_TASK INSTRUCTIONS_
Your task is to give the listing below back word for word, pictures excluded.

_SUPPLIED MATERIAL_
━━━━━━━━━━

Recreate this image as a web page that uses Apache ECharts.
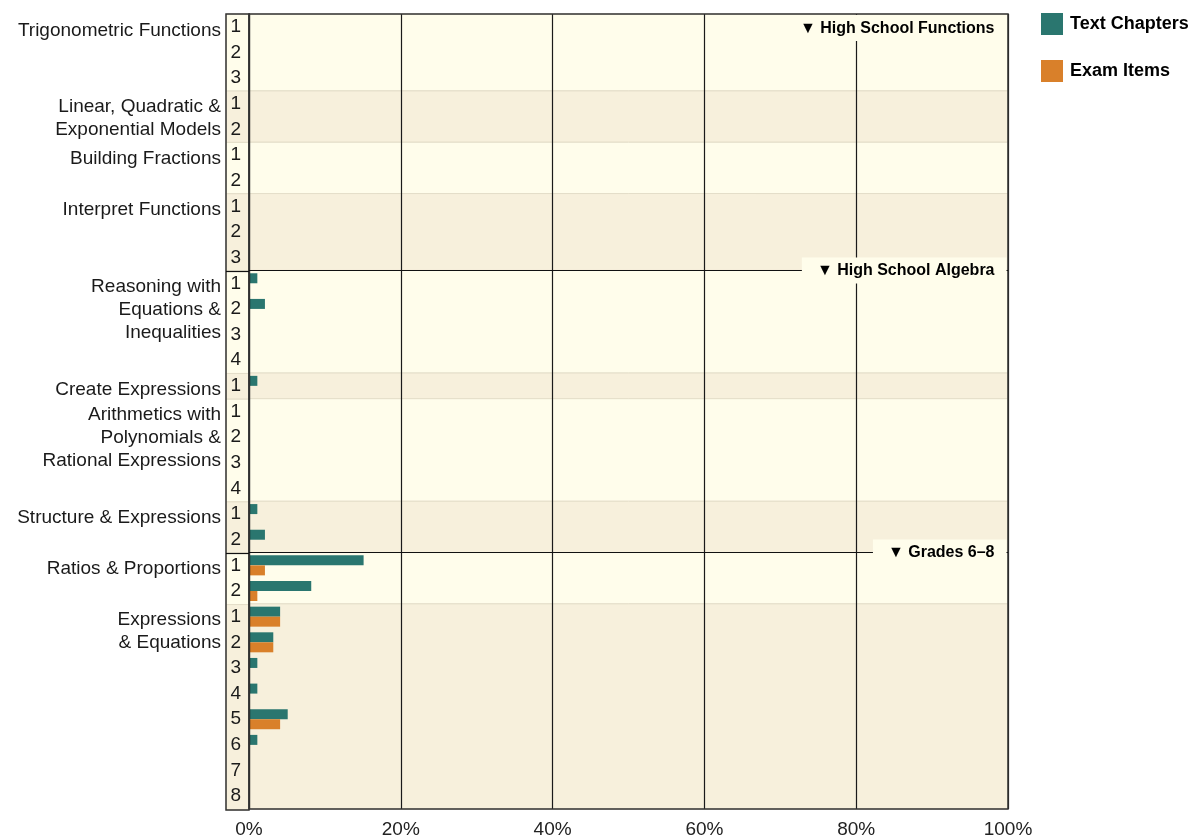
<!DOCTYPE html>
<html>
<head>
<meta charset="utf-8">
<script src="https://cdn.jsdelivr.net/npm/echarts@6/dist/echarts.min.js"></script>
<style>
html, body { margin: 0; padding: 0; background: #fff; }
#chart { width: 1191px; height: 839px; }
</style>
</head>
<body>
<div id="chart"></div>
<script>
// groups of rows, top to bottom
const groupNames = [
  'Trigonometric Functions',
  'Linear, Quadratic &\nExponential Models',
  'Building Fractions',
  'Interpret Functions',
  'Reasoning with\nEquations &\nInequalities',
  'Create Expressions',
  'Arithmetics with\nPolynomials &\nRational Expressions',
  'Structure & Expressions',
  'Ratios & Proportions',
  'Expressions\n& Equations'
]
const groupSizes = [3, 2, 2, 3, 4, 1, 4, 2, 2, 8]

const sectionNames = ['High School Functions', 'High School Algebra', 'Grades 6–8']
const sectionFirstGroup = [0, 4, 8]

// percent of text chapters / exam items per row
const textChapters = [
  0, 0, 0,
  0, 0,
  0, 0,
  0, 0, 0,
  1.1, 2.1, 0, 0,
  1.1,
  0, 0, 0, 0,
  1.1, 2.1,
  15.1, 8.2,
  4.1, 3.2, 1.1, 1.1, 5.1, 1.1, 0, 0
]
const examItems = [
  0, 0, 0,
  0, 0,
  0, 0,
  0, 0, 0,
  0, 0, 0, 0,
  0,
  0, 0, 0, 0,
  0, 0,
  2.1, 1.1,
  4.1, 3.2, 0, 0, 4.1, 0, 0, 0
]

const xTicks = [0, 20, 40, 60, 80, 100]

const LIGHT = '#FFFDEB'
const DARK = '#F7F0DC'
const TEAL = '#2A766F'
const ORANGE = '#D9802A'
const FONT = 'Liberation Sans'

// row ids and numbers
const rowIds = []
const rowNums = []
const groupStart = []
let n = 0
groupSizes.forEach((size, g) => {
  groupStart.push(n)
  for (let i = 1; i <= size; i++) {
    rowIds.push(g + '-' + i)
    rowNums.push(String(i))
  }
  n += size
})
const rowCount = n

const bands = groupSizes.map((size, g) => [
  { yAxis: groupStart[g], itemStyle: { color: g % 2 ? DARK : LIGHT } },
  { yAxis: groupStart[g] + size }
])
const dividers = sectionFirstGroup.slice(1).map(g => ({ yAxis: groupStart[g] }))

const groupLabels = groupNames.map((name, g) => ({
  name,
  value: [0, groupStart[g] + 0.5],
  label: {
    show: true,
    position: 'left',
    distance: 28,
    align: 'right',
    verticalAlign: 'top',
    offset: [0, -8],
    lineHeight: 23,
    fontFamily: FONT,
    fontSize: 19,
    color: '#1a1a1a',
    formatter: '{b}'
  }
}))

const sectionLabels = sectionNames.map((name, s) => {
  const start = groupStart[sectionFirstGroup[s]]
  return {
    name: '▼ ' + name,
    value: [100, start === 0 ? 0.55 : start],
    label: {
      show: true,
      position: 'left',
      distance: 1.5,
      fontFamily: FONT,
      fontSize: 16,
      fontWeight: 'bold',
      color: '#000',
      backgroundColor: LIGHT,
      padding: [5, 12, 5, 15],
      formatter: '{b}'
    }
  }
})

const chart = echarts.init(document.getElementById('chart'))

const option = {
  animation: false,
  legend: {
    data: ['Text Chapters', 'Exam Items'],
    orient: 'vertical',
    left: 1041,
    top: 13,
    padding: 0,
    itemWidth: 22,
    itemHeight: 22,
    itemGap: 25,
    icon: 'rect',
    textStyle: { fontFamily: FONT, fontSize: 18, fontWeight: 'bold', color: '#000', padding: [0, 0, 0, 2] }
  },
  grid: [
    { left: 249, right: 183, top: 14, bottom: 29, show: true, borderColor: '#333', borderWidth: 1.5, z: 4 },
    { left: 226, width: 23, top: 14, bottom: 29, show: true, borderColor: '#333', borderWidth: 1.5, z: 4 }
  ],
  xAxis: [
    {
      type: 'value',
      gridIndex: 0,
      min: xTicks[0],
      max: xTicks[xTicks.length - 1],
      interval: 20,
      z: 3,
      axisLine: { show: false },
      axisTick: { show: false },
      axisLabel: { formatter: '{value}%', fontFamily: FONT, fontSize: 19, color: '#222', margin: 11 },
      splitLine: { show: true, lineStyle: { color: '#1a1a1a', width: 1.2 } }
    },
    { type: 'value', gridIndex: 1, min: 0, max: 1, show: false }
  ],
  yAxis: [
    {
      type: 'category',
      gridIndex: 0,
      data: rowIds,
      inverse: true,
      z: 3,
      axisLine: { show: true, lineStyle: { color: '#111', width: 1.2 } },
      axisTick: { show: false },
      axisLabel: {
        fontFamily: FONT,
        fontSize: 19,
        color: '#1a1a1a',
        margin: 8,
        formatter: (v, i) => rowNums[i]
      }
    },
    { type: 'value', gridIndex: 0, min: 0, max: rowCount, inverse: true, show: false },
    { type: 'value', gridIndex: 1, min: 0, max: rowCount, inverse: true, show: false }
  ],
  series: [
    {
      name: 'Text Chapters',
      type: 'bar',
      xAxisIndex: 0,
      yAxisIndex: 0,
      barWidth: 10,
      barGap: '0%',
      itemStyle: { color: TEAL },
      data: textChapters
    },
    {
      name: 'Exam Items',
      type: 'bar',
      xAxisIndex: 0,
      yAxisIndex: 0,
      barWidth: 10,
      barGap: '0%',
      itemStyle: { color: ORANGE },
      data: examItems
    },
    {
      name: 'labels',
      type: 'scatter',
      xAxisIndex: 0,
      yAxisIndex: 1,
      symbolSize: 0,
      silent: true,
      z: 6,
      itemStyle: { opacity: 1 },
      data: groupLabels.concat(sectionLabels),
      markArea: {
        silent: true,
        itemStyle: { borderColor: '#E4DEC9', borderWidth: 1 },
        label: { show: false },
        data: bands
      },
      markLine: {
        silent: true,
        symbol: 'none',
        label: { show: false },
        lineStyle: { color: '#111', width: 1.2, type: 'solid' },
        data: dividers
      }
    },
    {
      name: 'numbers',
      type: 'scatter',
      xAxisIndex: 1,
      yAxisIndex: 2,
      symbolSize: 0,
      silent: true,
      data: [],
      markArea: {
        silent: true,
        itemStyle: { borderColor: '#E4DEC9', borderWidth: 1 },
        label: { show: false },
        data: bands
      },
      markLine: {
        silent: true,
        symbol: 'none',
        label: { show: false },
        lineStyle: { color: '#111', width: 1.2, type: 'solid' },
        data: dividers
      }
    }
  ]
}

chart.setOption(option)
window.addEventListener('resize', () => chart.resize())
</script>
</body>
</html>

━━━━━━━━━━

_OUTPUT OF THE TASK_
Recreate this image as a web page that uses Apache ECharts.
<!DOCTYPE html>
<html>
<head>
<meta charset="utf-8">
<script src="https://cdn.jsdelivr.net/npm/echarts@6/dist/echarts.min.js"></script>
<style>
html, body { margin: 0; padding: 0; background: #fff; }
#chart { width: 1191px; height: 839px; }
</style>
</head>
<body>
<div id="chart"></div>
<script>
// groups of rows, top to bottom
const groupNames = [
  'Trigonometric Functions',
  'Linear, Quadratic &\nExponential Models',
  'Building Fractions',
  'Interpret Functions',
  'Reasoning with\nEquations &\nInequalities',
  'Create Expressions',
  'Arithmetics with\nPolynomials &\nRational Expressions',
  'Structure & Expressions',
  'Ratios & Proportions',
  'Expressions\n& Equations'
]
const groupSizes = [3, 2, 2, 3, 4, 1, 4, 2, 2, 8]

const sectionNames = ['High School Functions', 'High School Algebra', 'Grades 6–8']
const sectionFirstGroup = [0, 4, 8]

// percent of text chapters / exam items per row
const textChapters = [
  0, 0, 0,
  0, 0,
  0, 0,
  0, 0, 0,
  1.1, 2.1, 0, 0,
  1.1,
  0, 0, 0, 0,
  1.1, 2.1,
  15.1, 8.2,
  4.1, 3.2, 1.1, 1.1, 5.1, 1.1, 0, 0
]
const examItems = [
  0, 0, 0,
  0, 0,
  0, 0,
  0, 0, 0,
  0, 0, 0, 0,
  0,
  0, 0, 0, 0,
  0, 0,
  2.1, 1.1,
  4.1, 3.2, 0, 0, 4.1, 0, 0, 0
]

const xTicks = [0, 20, 40, 60, 80, 100]

const LIGHT = '#FFFDEB'
const DARK = '#F7F0DC'
const TEAL = '#2A766F'
const ORANGE = '#D9802A'
const FONT = 'Liberation Sans'

// row ids and numbers
const rowIds = []
const rowNums = []
const groupStart = []
let n = 0
groupSizes.forEach((size, g) => {
  groupStart.push(n)
  for (let i = 1; i <= size; i++) {
    rowIds.push(g + '-' + i)
    rowNums.push(String(i))
  }
  n += size
})
const rowCount = n

const bands = groupSizes.map((size, g) => [
  { yAxis: groupStart[g], itemStyle: { color: g % 2 ? DARK : LIGHT } },
  { yAxis: groupStart[g] + size }
])
const dividers = sectionFirstGroup.slice(1).map(g => ({ yAxis: groupStart[g] }))

const groupLabels = groupNames.map((name, g) => ({
  name,
  value: [0, groupStart[g] + 0.5],
  label: {
    show: true,
    position: 'left',
    distance: 28,
    align: 'right',
    verticalAlign: 'top',
    offset: [0, -8],
    lineHeight: 23,
    fontFamily: FONT,
    fontSize: 19,
    color: '#1a1a1a',
    formatter: '{b}'
  }
}))

const sectionLabels = sectionNames.map((name, s) => {
  const start = groupStart[sectionFirstGroup[s]]
  return {
    name: '▼ ' + name,
    value: [100, start === 0 ? 0.55 : start],
    label: {
      show: true,
      position: 'left',
      distance: 1.5,
      fontFamily: FONT,
      fontSize: 16,
      fontWeight: 'bold',
      color: '#000',
      backgroundColor: LIGHT,
      padding: [5, 12, 5, 15],
      formatter: '{b}'
    }
  }
})

const chart = echarts.init(document.getElementById('chart'))

const option = {
  animation: false,
  legend: {
    data: ['Text Chapters', 'Exam Items'],
    orient: 'vertical',
    left: 1041,
    top: 13,
    padding: 0,
    itemWidth: 22,
    itemHeight: 22,
    itemGap: 25,
    icon: 'rect',
    textStyle: { fontFamily: FONT, fontSize: 18, fontWeight: 'bold', color: '#000', padding: [0, 0, 0, 2] }
  },
  grid: [
    { left: 249, right: 183, top: 14, bottom: 29, show: true, borderColor: '#333', borderWidth: 1.5, z: 4 },
    { left: 226, width: 23, top: 14, bottom: 29, show: true, borderColor: '#333', borderWidth: 1.5, z: 4 }
  ],
  xAxis: [
    {
      type: 'value',
      gridIndex: 0,
      min: xTicks[0],
      max: xTicks[xTicks.length - 1],
      interval: 20,
      z: 3,
      axisLine: { show: false },
      axisTick: { show: false },
      axisLabel: { formatter: '{value}%', fontFamily: FONT, fontSize: 19, color: '#222', margin: 11 },
      splitLine: { show: true, lineStyle: { color: '#1a1a1a', width: 1.2 } }
    },
    { type: 'value', gridIndex: 1, min: 0, max: 1, show: false }
  ],
  yAxis: [
    {
      type: 'category',
      gridIndex: 0,
      data: rowIds,
      inverse: true,
      z: 3,
      axisLine: { show: true, lineStyle: { color: '#111', width: 1.2 } },
      axisTick: { show: false },
      axisLabel: {
        fontFamily: FONT,
        fontSize: 19,
        color: '#1a1a1a',
        margin: 8,
        formatter: (v, i) => rowNums[i]
      }
    },
    { type: 'value', gridIndex: 0, min: 0, max: rowCount, inverse: true, show: false },
    { type: 'value', gridIndex: 1, min: 0, max: rowCount, inverse: true, show: false }
  ],
  series: [
    {
      name: 'Text Chapters',
      type: 'bar',
      xAxisIndex: 0,
      yAxisIndex: 0,
      barWidth: 10,
      barGap: '0%',
      itemStyle: { color: TEAL },
      data: textChapters
    },
    {
      name: 'Exam Items',
      type: 'bar',
      xAxisIndex: 0,
      yAxisIndex: 0,
      barWidth: 10,
      barGap: '0%',
      itemStyle: { color: ORANGE },
      data: examItems
    },
    {
      name: 'labels',
      type: 'scatter',
      xAxisIndex: 0,
      yAxisIndex: 1,
      symbolSize: 0,
      silent: true,
      z: 6,
      itemStyle: { opacity: 1 },
      data: groupLabels.concat(sectionLabels),
      markArea: {
        silent: true,
        itemStyle: { borderColor: '#E4DEC9', borderWidth: 1 },
        label: { show: false },
        data: bands
      },
      markLine: {
        silent: true,
        symbol: 'none',
        label: { show: false },
        lineStyle: { color: '#111', width: 1.2, type: 'solid' },
        data: dividers
      }
    },
    {
      name: 'numbers',
      type: 'scatter',
      xAxisIndex: 1,
      yAxisIndex: 2,
      symbolSize: 0,
      silent: true,
      data: [],
      markArea: {
        silent: true,
        itemStyle: { borderColor: '#E4DEC9', borderWidth: 1 },
        label: { show: false },
        data: bands
      },
      markLine: {
        silent: true,
        symbol: 'none',
        label: { show: false },
        lineStyle: { color: '#111', width: 1.2, type: 'solid' },
        data: dividers
      }
    }
  ]
}

chart.setOption(option)
window.addEventListener('resize', () => chart.resize())
</script>
</body>
</html>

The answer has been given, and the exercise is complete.